TO BE DONE :: Which lines hold the word "drawn"? Copy each of them.
* START PROVIDED RECORDS *
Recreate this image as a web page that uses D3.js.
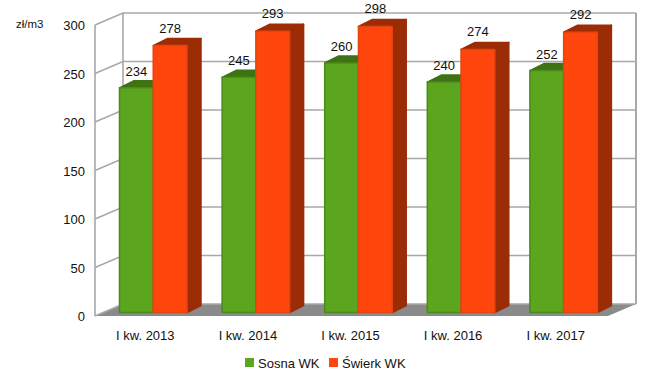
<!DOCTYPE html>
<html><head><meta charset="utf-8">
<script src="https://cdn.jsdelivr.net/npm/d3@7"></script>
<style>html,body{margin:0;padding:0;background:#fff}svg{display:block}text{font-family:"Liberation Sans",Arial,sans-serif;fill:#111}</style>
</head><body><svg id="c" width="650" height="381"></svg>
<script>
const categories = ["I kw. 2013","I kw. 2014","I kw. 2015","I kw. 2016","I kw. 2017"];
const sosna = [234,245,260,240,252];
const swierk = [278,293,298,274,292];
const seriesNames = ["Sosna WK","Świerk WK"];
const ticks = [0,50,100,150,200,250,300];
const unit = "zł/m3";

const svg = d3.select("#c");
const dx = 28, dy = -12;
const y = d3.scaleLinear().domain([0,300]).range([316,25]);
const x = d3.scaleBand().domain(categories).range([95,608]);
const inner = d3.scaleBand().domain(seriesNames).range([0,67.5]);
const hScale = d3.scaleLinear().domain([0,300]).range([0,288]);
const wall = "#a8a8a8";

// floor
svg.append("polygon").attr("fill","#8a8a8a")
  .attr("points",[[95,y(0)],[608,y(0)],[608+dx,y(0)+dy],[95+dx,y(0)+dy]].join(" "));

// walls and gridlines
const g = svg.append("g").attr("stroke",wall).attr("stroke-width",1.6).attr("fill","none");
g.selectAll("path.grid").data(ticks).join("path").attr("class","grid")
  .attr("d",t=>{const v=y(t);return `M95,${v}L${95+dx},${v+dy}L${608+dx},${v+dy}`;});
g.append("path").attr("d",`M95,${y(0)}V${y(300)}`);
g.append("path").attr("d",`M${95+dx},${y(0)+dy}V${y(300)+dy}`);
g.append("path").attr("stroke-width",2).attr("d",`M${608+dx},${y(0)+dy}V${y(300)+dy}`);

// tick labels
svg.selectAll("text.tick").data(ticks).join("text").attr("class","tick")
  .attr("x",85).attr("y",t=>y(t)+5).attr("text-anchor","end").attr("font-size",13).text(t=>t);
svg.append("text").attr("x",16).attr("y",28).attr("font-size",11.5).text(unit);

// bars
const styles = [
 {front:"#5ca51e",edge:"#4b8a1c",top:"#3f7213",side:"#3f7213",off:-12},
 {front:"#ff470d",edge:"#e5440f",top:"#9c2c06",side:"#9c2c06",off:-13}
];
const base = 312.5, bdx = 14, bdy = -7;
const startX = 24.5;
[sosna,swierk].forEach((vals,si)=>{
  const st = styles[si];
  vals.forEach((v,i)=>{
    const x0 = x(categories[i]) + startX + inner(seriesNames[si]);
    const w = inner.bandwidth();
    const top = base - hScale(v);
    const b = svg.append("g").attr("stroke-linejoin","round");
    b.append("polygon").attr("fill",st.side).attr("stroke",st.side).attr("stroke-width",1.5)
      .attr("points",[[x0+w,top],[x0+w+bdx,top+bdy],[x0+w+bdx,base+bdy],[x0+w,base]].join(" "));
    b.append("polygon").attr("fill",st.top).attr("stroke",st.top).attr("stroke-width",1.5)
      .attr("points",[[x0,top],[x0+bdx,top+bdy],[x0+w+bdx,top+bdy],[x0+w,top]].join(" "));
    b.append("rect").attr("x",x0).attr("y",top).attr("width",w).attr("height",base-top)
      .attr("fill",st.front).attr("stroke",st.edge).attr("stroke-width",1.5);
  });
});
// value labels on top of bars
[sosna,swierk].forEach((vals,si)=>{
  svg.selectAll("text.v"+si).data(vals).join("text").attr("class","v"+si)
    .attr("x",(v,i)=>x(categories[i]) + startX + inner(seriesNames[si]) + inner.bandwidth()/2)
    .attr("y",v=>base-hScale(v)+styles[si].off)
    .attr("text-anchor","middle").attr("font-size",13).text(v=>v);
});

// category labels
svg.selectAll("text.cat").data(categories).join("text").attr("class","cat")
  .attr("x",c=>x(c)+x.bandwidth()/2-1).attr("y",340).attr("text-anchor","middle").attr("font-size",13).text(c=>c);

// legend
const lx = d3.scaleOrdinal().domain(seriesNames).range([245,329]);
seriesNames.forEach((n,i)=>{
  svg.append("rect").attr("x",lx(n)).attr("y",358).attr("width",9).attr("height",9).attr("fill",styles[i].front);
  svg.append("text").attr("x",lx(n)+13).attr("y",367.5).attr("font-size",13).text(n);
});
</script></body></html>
* END PROVIDED RECORDS *
* START PROVIDED RECORDS *
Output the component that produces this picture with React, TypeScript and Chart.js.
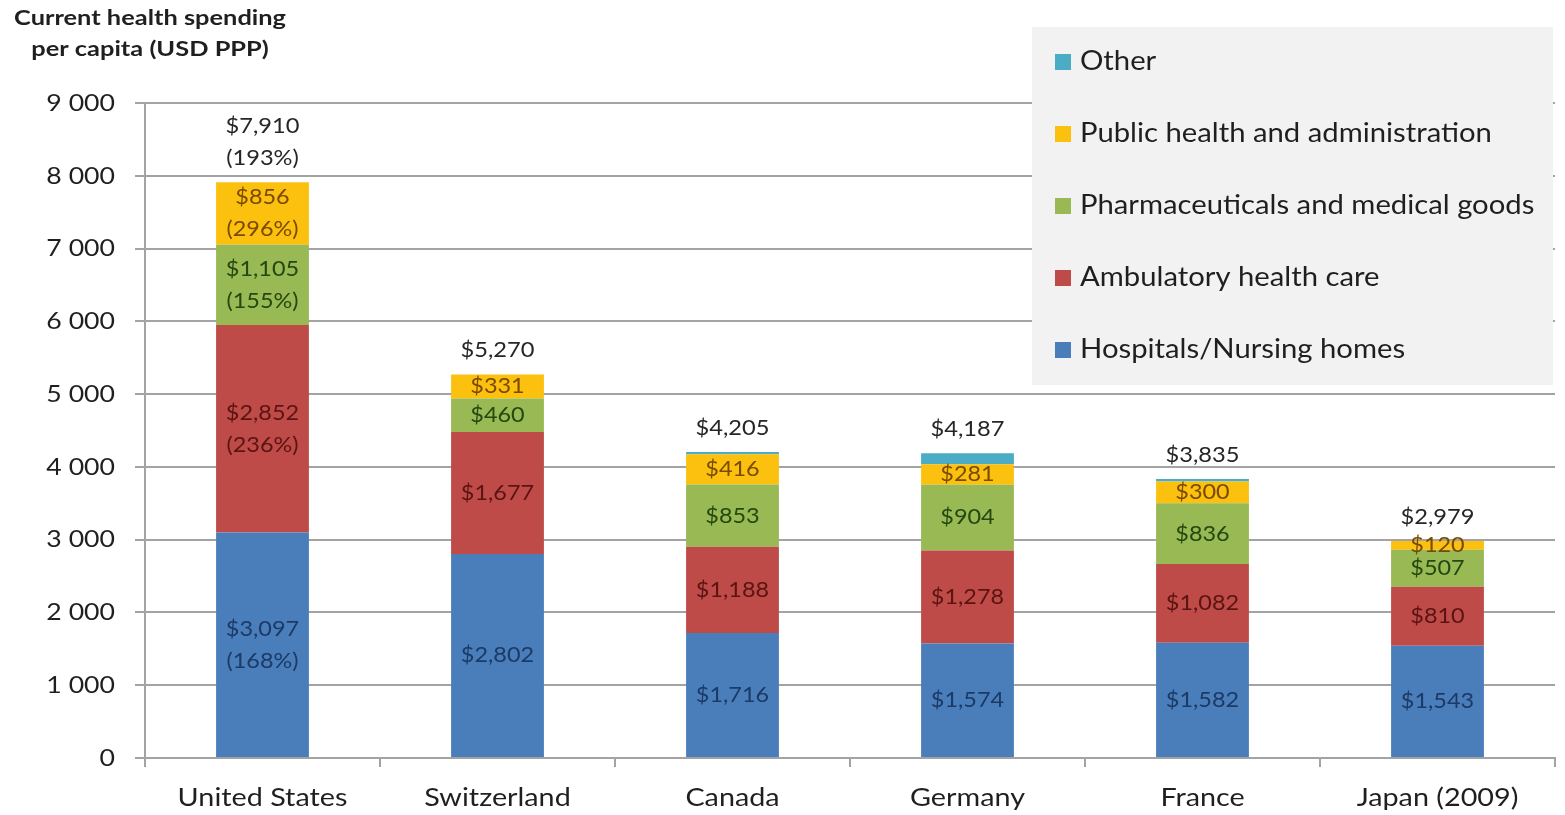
* END PROVIDED RECORDS *
* START PROVIDED RECORDS *
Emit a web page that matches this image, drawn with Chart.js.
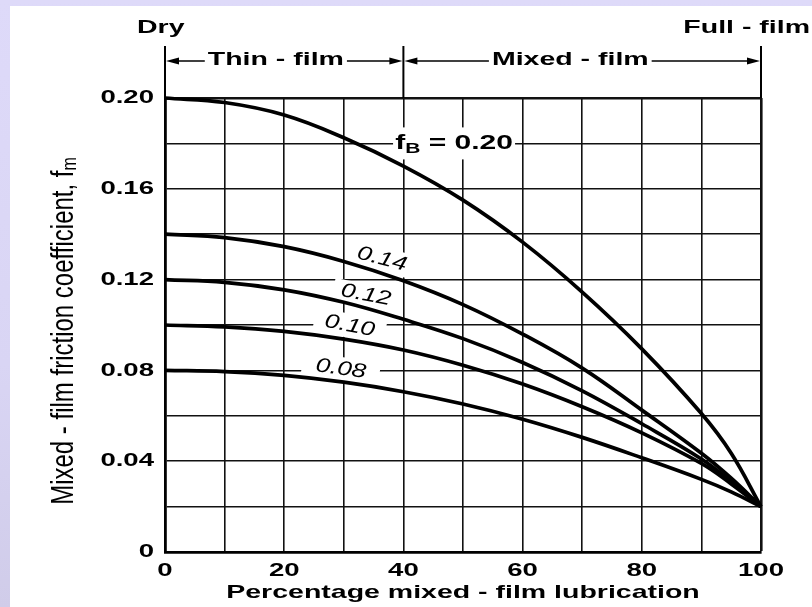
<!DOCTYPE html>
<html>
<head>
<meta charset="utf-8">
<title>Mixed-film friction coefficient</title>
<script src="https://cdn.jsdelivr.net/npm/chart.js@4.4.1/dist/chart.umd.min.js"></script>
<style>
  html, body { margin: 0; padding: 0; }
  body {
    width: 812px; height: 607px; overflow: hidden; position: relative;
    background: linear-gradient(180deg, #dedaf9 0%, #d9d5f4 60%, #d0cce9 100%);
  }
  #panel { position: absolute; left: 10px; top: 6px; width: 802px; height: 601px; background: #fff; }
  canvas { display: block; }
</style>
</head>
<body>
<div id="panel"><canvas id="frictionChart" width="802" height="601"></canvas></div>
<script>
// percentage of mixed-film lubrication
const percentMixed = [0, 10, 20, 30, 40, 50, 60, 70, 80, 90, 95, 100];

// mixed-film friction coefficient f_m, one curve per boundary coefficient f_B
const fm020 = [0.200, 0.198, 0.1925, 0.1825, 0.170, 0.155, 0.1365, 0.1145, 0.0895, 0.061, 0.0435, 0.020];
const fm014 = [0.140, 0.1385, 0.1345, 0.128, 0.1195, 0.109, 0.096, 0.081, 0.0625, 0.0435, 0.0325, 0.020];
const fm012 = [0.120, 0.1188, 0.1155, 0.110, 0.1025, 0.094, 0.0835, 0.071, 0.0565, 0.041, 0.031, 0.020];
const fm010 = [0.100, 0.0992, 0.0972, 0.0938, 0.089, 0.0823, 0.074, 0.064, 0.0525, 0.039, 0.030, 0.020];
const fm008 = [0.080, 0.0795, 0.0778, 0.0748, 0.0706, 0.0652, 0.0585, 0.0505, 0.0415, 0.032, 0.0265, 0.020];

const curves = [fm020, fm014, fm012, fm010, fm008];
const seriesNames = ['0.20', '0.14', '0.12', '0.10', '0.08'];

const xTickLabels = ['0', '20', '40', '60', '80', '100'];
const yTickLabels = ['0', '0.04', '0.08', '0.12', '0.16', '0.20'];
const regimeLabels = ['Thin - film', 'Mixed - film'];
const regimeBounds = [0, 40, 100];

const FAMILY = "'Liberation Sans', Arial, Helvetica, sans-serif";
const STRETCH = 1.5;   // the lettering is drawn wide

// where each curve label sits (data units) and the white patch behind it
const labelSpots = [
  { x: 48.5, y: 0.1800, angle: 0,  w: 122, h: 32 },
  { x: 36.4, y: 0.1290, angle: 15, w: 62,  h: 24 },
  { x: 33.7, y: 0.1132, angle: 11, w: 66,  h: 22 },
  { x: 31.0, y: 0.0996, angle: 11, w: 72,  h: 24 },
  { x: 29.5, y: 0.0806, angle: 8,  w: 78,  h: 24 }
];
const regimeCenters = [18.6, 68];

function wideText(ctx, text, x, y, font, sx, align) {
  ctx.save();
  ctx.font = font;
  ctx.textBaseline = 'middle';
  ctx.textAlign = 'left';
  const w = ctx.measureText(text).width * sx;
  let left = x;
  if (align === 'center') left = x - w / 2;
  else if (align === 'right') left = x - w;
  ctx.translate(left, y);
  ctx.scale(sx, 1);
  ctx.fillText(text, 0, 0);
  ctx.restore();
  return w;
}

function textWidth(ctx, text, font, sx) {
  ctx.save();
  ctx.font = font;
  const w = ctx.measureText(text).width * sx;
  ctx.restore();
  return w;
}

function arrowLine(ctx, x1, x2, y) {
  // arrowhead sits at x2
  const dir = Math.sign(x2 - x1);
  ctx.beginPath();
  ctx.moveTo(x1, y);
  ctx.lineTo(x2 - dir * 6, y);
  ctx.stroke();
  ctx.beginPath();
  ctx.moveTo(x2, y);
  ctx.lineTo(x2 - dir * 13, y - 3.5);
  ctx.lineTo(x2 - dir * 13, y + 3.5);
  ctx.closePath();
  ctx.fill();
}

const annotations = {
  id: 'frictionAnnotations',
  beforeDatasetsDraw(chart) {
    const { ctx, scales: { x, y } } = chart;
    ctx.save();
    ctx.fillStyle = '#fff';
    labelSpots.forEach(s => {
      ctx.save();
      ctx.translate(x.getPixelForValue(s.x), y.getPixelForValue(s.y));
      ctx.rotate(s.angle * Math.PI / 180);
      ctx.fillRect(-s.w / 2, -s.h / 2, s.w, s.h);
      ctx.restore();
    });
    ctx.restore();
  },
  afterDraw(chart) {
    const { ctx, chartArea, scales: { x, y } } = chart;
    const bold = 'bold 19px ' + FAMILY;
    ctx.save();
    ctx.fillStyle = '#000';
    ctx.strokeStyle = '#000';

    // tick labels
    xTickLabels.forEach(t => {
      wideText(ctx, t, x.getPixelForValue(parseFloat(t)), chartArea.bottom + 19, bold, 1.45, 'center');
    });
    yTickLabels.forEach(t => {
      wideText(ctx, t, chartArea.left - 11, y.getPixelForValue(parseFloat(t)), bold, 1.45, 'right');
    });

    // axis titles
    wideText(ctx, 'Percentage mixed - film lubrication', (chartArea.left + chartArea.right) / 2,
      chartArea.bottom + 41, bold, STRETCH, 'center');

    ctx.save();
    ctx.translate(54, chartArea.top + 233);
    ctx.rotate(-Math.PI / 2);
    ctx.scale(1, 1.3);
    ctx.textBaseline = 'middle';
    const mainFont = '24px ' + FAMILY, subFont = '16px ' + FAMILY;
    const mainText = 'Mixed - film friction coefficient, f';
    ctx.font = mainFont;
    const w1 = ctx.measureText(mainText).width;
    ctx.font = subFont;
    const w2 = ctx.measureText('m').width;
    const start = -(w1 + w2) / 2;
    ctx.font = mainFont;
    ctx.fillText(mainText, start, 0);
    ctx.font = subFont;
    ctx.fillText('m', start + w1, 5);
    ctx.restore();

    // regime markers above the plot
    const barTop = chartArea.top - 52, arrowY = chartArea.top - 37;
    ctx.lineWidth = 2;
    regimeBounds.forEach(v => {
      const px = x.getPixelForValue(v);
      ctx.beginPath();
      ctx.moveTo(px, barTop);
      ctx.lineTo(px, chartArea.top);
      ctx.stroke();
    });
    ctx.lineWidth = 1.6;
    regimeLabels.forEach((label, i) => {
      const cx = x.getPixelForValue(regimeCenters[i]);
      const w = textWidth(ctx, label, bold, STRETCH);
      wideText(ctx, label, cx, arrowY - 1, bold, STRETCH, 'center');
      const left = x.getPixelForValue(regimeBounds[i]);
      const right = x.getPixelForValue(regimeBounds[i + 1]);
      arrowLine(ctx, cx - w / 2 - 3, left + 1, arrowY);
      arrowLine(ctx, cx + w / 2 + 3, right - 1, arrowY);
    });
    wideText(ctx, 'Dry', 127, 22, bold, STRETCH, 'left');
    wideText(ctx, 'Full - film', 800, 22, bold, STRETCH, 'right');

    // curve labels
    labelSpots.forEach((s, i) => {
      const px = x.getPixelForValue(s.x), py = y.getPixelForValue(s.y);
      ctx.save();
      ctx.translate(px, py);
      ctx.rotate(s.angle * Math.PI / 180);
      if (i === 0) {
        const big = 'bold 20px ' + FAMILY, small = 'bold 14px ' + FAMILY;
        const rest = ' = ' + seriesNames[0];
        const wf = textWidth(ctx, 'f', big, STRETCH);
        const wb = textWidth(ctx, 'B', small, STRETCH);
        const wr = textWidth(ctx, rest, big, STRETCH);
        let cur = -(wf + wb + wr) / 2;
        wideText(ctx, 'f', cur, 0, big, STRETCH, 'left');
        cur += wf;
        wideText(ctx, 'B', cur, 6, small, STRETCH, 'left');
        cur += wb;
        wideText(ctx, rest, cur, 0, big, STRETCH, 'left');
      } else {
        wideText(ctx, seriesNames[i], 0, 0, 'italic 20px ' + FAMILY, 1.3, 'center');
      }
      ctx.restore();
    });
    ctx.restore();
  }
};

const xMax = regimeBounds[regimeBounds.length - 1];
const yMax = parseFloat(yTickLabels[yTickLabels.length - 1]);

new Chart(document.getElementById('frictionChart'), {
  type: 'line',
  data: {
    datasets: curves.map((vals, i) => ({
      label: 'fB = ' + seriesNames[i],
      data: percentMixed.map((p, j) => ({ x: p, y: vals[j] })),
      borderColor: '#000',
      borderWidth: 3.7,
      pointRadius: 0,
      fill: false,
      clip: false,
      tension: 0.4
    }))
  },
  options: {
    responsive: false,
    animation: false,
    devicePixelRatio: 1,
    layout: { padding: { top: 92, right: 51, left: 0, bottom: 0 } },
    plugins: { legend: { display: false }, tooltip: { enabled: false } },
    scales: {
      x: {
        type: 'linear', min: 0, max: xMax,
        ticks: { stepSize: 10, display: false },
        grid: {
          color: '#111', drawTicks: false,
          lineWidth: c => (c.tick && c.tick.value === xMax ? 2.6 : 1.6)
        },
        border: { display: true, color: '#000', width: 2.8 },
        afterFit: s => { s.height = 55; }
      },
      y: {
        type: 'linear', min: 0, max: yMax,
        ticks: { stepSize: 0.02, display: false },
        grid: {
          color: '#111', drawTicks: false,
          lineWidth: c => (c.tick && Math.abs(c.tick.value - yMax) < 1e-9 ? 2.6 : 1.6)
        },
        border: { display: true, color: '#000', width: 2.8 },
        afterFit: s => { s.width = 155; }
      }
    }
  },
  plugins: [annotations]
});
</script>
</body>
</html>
* END PROVIDED RECORDS *
REPLY TO THE TASK ::
Emit a web page that matches this image, drawn with Chart.js.
const STRETCH = 1.5;   // the lettering is drawn wide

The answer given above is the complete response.